Core Thesis
The period from 950 to 1200 was not merely a postscript to Rome nor a prelude to the Renaissance, but a creative era in which a distinctive medieval civilization was consciously constructed—primarily in northern France and western England—through the synthesis of Germanic, classical, and Christian elements into a new cultural whole.
Key Themes
- The Medieval as Creation, Not Interlude — Southern rejects the "Dark Ages" framing, arguing that medieval civilization was self-consciously new and intellectually vital
- Geography of Innovation — The Île-de-France and surrounding regions formed the creative crucible where medieval culture was forged
- Monasticism as Cultural Engine — Cloisters served as both spiritual retreats and dynamic centers of learning, art, and social organization
- The Transformation of Human Relationships — New forms of friendship, love, and devotion emerged that blended spiritual and earthly attachment
- From Custom to System — The period saw movement toward rationalized administration, law, and theology
Skeleton of Thought
Southern structures his argument around a central paradox: medieval civilization was simultaneously an attempt to escape the world and an unprecedented effort to order it. The book opens by establishing the physical and political landscape of 10th-century Europe—a fragmented, insecure world where local lords and monasteries were the only stable institutions. From this apparent chaos, Southern traces how certain regions (particularly northern France) began generating new cultural forms with remarkable energy.
The intellectual architecture builds through three interconnected domains. First, Southern examines the monastic revolution, showing how movements like Cluny and Cîteaux created new modes of community, prayer, and economic organization that radiated outward into secular society. Second, he traces the revival of learning, centered on cathedral schools and the emergence of scholastic method—not as dry Aristotelian logic, but as a passionate attempt to render faith intelligible. Third, he analyzes the transformation of sensibility, particularly through the cult of the Virgin Mary, the ideals of courtly love, and new artistic forms that sought to make the divine emotionally accessible.
The resolution comes in Southern's portrait of a civilization that achieved something historically unprecedented: a synthesis where reason and emotion, individual and community, sacred and secular existed in creative tension rather than opposition. The "Middle Ages" were made, he argues, by people who believed they were building something eternal.
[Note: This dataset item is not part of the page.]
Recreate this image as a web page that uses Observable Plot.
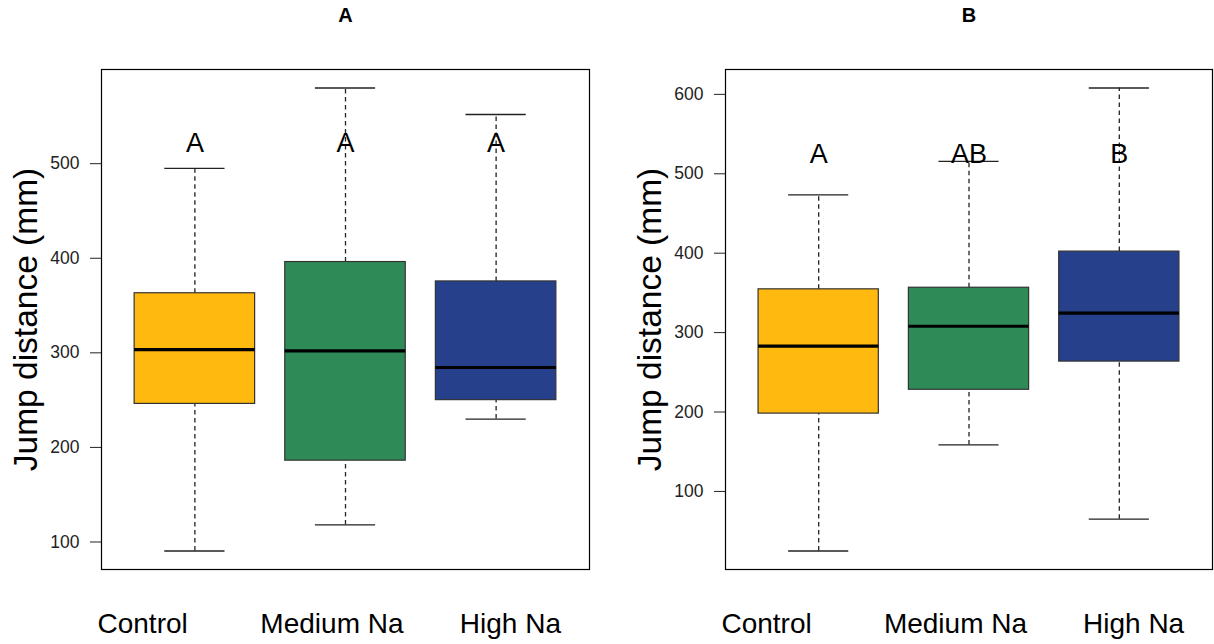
<!DOCTYPE html>
<html>
<head>
<meta charset="utf-8">
<script src="https://cdn.jsdelivr.net/npm/d3@7"></script>
<script src="https://cdn.jsdelivr.net/npm/@observablehq/plot@0.6"></script>
<style>
  body { margin: 0; background: #fff; }
  #wrap { display: flex; width: 1214px; height: 644px; }
  svg { font-family: "Liberation Sans", Arial, sans-serif; }
</style>
</head>
<body>
<div id="wrap"></div>
<script>
// ---- data ----
const groups = ["Control", "Medium Na", "High Na"];
const colors = ["#FFB90F", "#2E8B57", "#27408B"];

// Panel A
const aMin = [90.5, 118, 230];
const aQ1  = [246, 186, 250];
const aMed = [303.5, 302, 284.5];
const aQ3  = [363, 396, 375.5];
const aMax = [495, 580, 552];
const aLetters = ["A", "A", "A"];
const aLetterY = 521;
const aTicks = [100, 200, 300, 400, 500];

// Panel B
const bMin = [25, 158.5, 65];
const bQ1  = [198, 228, 263.5];
const bMed = [283, 308, 324.5];
const bQ3  = [354.5, 356.5, 402];
const bMax = [473.5, 515.5, 608];
const bLetters = ["A", "AB", "B"];
const bLetterY = 525;
const bTicks = [100, 200, 300, 400, 500, 600];

// layout helpers (not data)
const labelShift = [-0.347, -0.09, 0.095];

function pad(lo, hi) { const r = hi - lo; return [lo - 0.04 * r, hi + 0.04 * r]; }

function panel({title, mins, q1, med, q3, maxs, letters, letterY, ticks, marginLeft, marginRight}) {
  const rows = groups.map((g, k) => ({
    g, i: k + 1, lo: mins[k], q1: q1[k], med: med[k], q3: q3[k], hi: maxs[k],
    fill: colors[k], letter: letters[k], lx: k + 1 + labelShift[k]
  }));
  const dash = "4.5,3.5";
  return Plot.plot({
    width: 607,
    height: 644,
    marginLeft, marginRight,
    marginTop: 69,
    marginBottom: 75,
    style: {fontFamily: "Liberation Sans, Arial, sans-serif", background: "#fff"},
    x: {domain: [0.38, 3.62], axis: null},
    y: {domain: pad(d3.min(mins), d3.max(maxs)), axis: null},
    marks: [
      Plot.axisY({ticks, tickSize: 11, tickPadding: 11, fontSize: 17.5, color: "#222", label: null, tickFormat: d => String(d)}),
      Plot.ruleX(rows, {x: "i", y1: "q3", y2: "hi", stroke: "#222", strokeWidth: 1.3, strokeDasharray: dash}),
      Plot.ruleX(rows, {x: "i", y1: "lo", y2: "q1", stroke: "#222", strokeWidth: 1.3, strokeDasharray: dash}),
      Plot.ruleY(rows, {y: "hi", x1: d => d.i - 0.2, x2: d => d.i + 0.2, stroke: "#222", strokeWidth: 1.3}),
      Plot.ruleY(rows, {y: "lo", x1: d => d.i - 0.2, x2: d => d.i + 0.2, stroke: "#222", strokeWidth: 1.3}),
      Plot.rect(rows, {x1: d => d.i - 0.4, x2: d => d.i + 0.4, y1: "q1", y2: "q3", fill: "fill", stroke: "#333", strokeWidth: 1.2}),
      Plot.ruleY(rows, {y: "med", x1: d => d.i - 0.4, x2: d => d.i + 0.4, stroke: "#000", strokeWidth: 3.2}),
      Plot.text(rows, {x: "i", y: () => letterY, text: "letter", fontSize: 27, fill: "#000"}),
      Plot.text(rows, {x: "lx", text: "g", frameAnchor: "bottom", lineAnchor: "middle", dy: 55, fontSize: 28, fill: "#000"}),
      Plot.text([title], {text: d => d, frameAnchor: "top", lineAnchor: "middle", dy: -54, fontSize: 20, fontWeight: "bold", fill: "#000"}),
      Plot.text(["Jump distance (mm)"], {text: d => d, frameAnchor: "left", textAnchor: "middle", lineAnchor: "middle", dx: -75, rotate: -90, fontSize: 33.5, fill: "#000"}),
      Plot.frame({stroke: "#000", strokeWidth: 1.2})
    ]
  });
}

const wrap = document.getElementById("wrap");
wrap.appendChild(panel({title: "A", mins: aMin, q1: aQ1, med: aMed, q3: aQ3, maxs: aMax,
  letters: aLetters, letterY: aLetterY, ticks: aTicks, marginLeft: 101, marginRight: 18}));
wrap.appendChild(panel({title: "B", mins: bMin, q1: bQ1, med: bMed, q3: bQ3, maxs: bMax,
  letters: bLetters, letterY: bLetterY, ticks: bTicks, marginLeft: 118, marginRight: 2}));
</script>
</body>
</html>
Notable Arguments & Insights
Anselm of Canterbury as Pivot Figure — Southern positions Anselm not merely as a theologian but as the embodiment of a new medieval personality: intellectually rigorous yet emotionally intense, representing the fusion of Germanic seriousness with Mediterranean rationality
The Cistercian Revolution — The white monks didn't retreat from the world but created a new model of organized, self-sufficient spirituality that became a template for medieval expansion
Medieval Humanism — Southern argues that the 12th century developed its own form of humanism, centered on the dignity of rational thought and the value of human relationships
The North-South Axis — Creative energy shifted from the Mediterranean to northern Europe, with France replacing Italy as the cultural center—a reversal of ancient patterns
Love as Cultural System — The period invented new vocabularies for love (courtly, Marian, monastic friendship) that structured social relations and interior experience
Cultural Impact
Southern's work fundamentally redirected medieval studies away from institutional history toward the history of mentalities and sensibilities. His elegant prose and insistence on the period's creative agency influenced not only historians but literary scholars (who found in his work context for the Arthurian tradition), art historians, and the broader public imagination about the medieval world. The book helped establish the "twelfth-century renaissance" as a major historiographical concept and remains a model of how to write cultural history that is intellectually rigorous yet accessible.
Connections to Other Works
- "The Renaissance of the Twelfth Century" by Charles Homer Haskins (1927) — The pioneering work that first identified the period's intellectual vitality; Southern extends and deepens this thesis
- "Feudal Society" by Marc Bloch (1939) — A complementary analysis of social structures, written from the Annales school perspective
- "The Waning of the Middle Ages" by Johan Huizinga (1919) — Bookends Southern's period with an analysis of late medieval culture
- "Scholastic Humanism and the Unification of Europe" by R.W. Southern (1995-2001) — Southern's own three-volume expansion of themes first articulated here
One-Line Essence
Southern revealed the 10th through 12th centuries not as a void between civilizations, but as the moment when Europe consciously invented a new form of life organized around the integration of reason, faith, and feeling.